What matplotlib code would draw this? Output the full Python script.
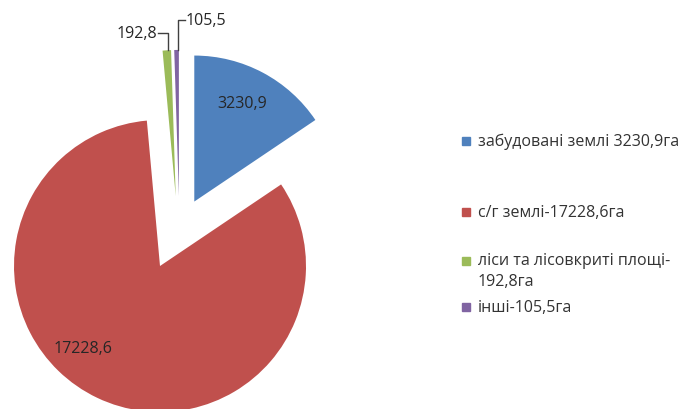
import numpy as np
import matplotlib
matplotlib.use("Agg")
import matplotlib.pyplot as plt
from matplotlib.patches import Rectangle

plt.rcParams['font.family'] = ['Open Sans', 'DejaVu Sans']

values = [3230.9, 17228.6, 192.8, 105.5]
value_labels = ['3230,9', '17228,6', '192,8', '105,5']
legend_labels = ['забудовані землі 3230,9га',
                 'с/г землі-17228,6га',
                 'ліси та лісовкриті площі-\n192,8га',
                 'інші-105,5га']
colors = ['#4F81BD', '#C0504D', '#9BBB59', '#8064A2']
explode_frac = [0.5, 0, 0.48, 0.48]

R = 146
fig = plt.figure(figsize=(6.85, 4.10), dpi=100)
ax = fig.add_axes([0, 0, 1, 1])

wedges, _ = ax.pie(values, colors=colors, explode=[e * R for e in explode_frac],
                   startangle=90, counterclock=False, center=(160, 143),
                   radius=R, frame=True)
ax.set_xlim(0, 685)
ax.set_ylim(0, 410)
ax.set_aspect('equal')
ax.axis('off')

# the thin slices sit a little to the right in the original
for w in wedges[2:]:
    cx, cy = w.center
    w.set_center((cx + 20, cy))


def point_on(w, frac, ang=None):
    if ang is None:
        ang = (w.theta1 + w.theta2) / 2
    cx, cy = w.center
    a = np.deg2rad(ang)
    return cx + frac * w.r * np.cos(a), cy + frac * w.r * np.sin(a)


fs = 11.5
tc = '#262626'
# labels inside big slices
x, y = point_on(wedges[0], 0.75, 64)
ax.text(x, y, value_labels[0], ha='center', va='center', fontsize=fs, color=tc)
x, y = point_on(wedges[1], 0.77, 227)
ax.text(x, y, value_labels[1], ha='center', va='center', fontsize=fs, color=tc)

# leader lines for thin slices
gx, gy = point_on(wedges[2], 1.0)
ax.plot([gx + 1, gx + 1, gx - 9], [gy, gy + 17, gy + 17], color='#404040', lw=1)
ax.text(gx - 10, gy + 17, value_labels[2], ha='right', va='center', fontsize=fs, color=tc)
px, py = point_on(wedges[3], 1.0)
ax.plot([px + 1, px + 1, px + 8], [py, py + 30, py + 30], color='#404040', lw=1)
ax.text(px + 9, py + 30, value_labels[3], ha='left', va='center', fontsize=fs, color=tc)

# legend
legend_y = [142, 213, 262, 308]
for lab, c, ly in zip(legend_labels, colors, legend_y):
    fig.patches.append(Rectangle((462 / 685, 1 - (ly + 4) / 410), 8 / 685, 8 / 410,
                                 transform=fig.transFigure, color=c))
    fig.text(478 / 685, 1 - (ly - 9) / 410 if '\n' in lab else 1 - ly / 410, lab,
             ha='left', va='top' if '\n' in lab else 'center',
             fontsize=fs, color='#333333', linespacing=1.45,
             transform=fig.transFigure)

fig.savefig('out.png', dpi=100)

**Description of the task**
Repeat the data in full and exactly. Omit pictures.

**Written response**
What matplotlib code would draw this? Output the full Python script.
import numpy as np
import matplotlib
matplotlib.use("Agg")
import matplotlib.pyplot as plt
from matplotlib.patches import Rectangle

plt.rcParams['font.family'] = ['Open Sans', 'DejaVu Sans']

values = [3230.9, 17228.6, 192.8, 105.5]
value_labels = ['3230,9', '17228,6', '192,8', '105,5']
legend_labels = ['забудовані землі 3230,9га',
                 'с/г землі-17228,6га',
                 'ліси та лісовкриті площі-\n192,8га',
                 'інші-105,5га']
colors = ['#4F81BD', '#C0504D', '#9BBB59', '#8064A2']
explode_frac = [0.5, 0, 0.48, 0.48]

R = 146
fig = plt.figure(figsize=(6.85, 4.10), dpi=100)
ax = fig.add_axes([0, 0, 1, 1])

wedges, _ = ax.pie(values, colors=colors, explode=[e * R for e in explode_frac],
                   startangle=90, counterclock=False, center=(160, 143),
                   radius=R, frame=True)
ax.set_xlim(0, 685)
ax.set_ylim(0, 410)
ax.set_aspect('equal')
ax.axis('off')

# the thin slices sit a little to the right in the original
for w in wedges[2:]:
    cx, cy = w.center
    w.set_center((cx + 20, cy))


def point_on(w, frac, ang=None):
    if ang is None:
        ang = (w.theta1 + w.theta2) / 2
    cx, cy = w.center
    a = np.deg2rad(ang)
    return cx + frac * w.r * np.cos(a), cy + frac * w.r * np.sin(a)


fs = 11.5
tc = '#262626'
# labels inside big slices
x, y = point_on(wedges[0], 0.75, 64)
ax.text(x, y, value_labels[0], ha='center', va='center', fontsize=fs, color=tc)
x, y = point_on(wedges[1], 0.77, 227)
ax.text(x, y, value_labels[1], ha='center', va='center', fontsize=fs, color=tc)

# leader lines for thin slices
gx, gy = point_on(wedges[2], 1.0)
ax.plot([gx + 1, gx + 1, gx - 9], [gy, gy + 17, gy + 17], color='#404040', lw=1)
ax.text(gx - 10, gy + 17, value_labels[2], ha='right', va='center', fontsize=fs, color=tc)
px, py = point_on(wedges[3], 1.0)
ax.plot([px + 1, px + 1, px + 8], [py, py + 30, py + 30], color='#404040', lw=1)
ax.text(px + 9, py + 30, value_labels[3], ha='left', va='center', fontsize=fs, color=tc)

# legend
legend_y = [142, 213, 262, 308]
for lab, c, ly in zip(legend_labels, colors, legend_y):
    fig.patches.append(Rectangle((462 / 685, 1 - (ly + 4) / 410), 8 / 685, 8 / 410,
                                 transform=fig.transFigure, color=c))
    fig.text(478 / 685, 1 - (ly - 9) / 410 if '\n' in lab else 1 - ly / 410, lab,
             ha='left', va='top' if '\n' in lab else 'center',
             fontsize=fs, color='#333333', linespacing=1.45,
             transform=fig.transFigure)

fig.savefig('out.png', dpi=100)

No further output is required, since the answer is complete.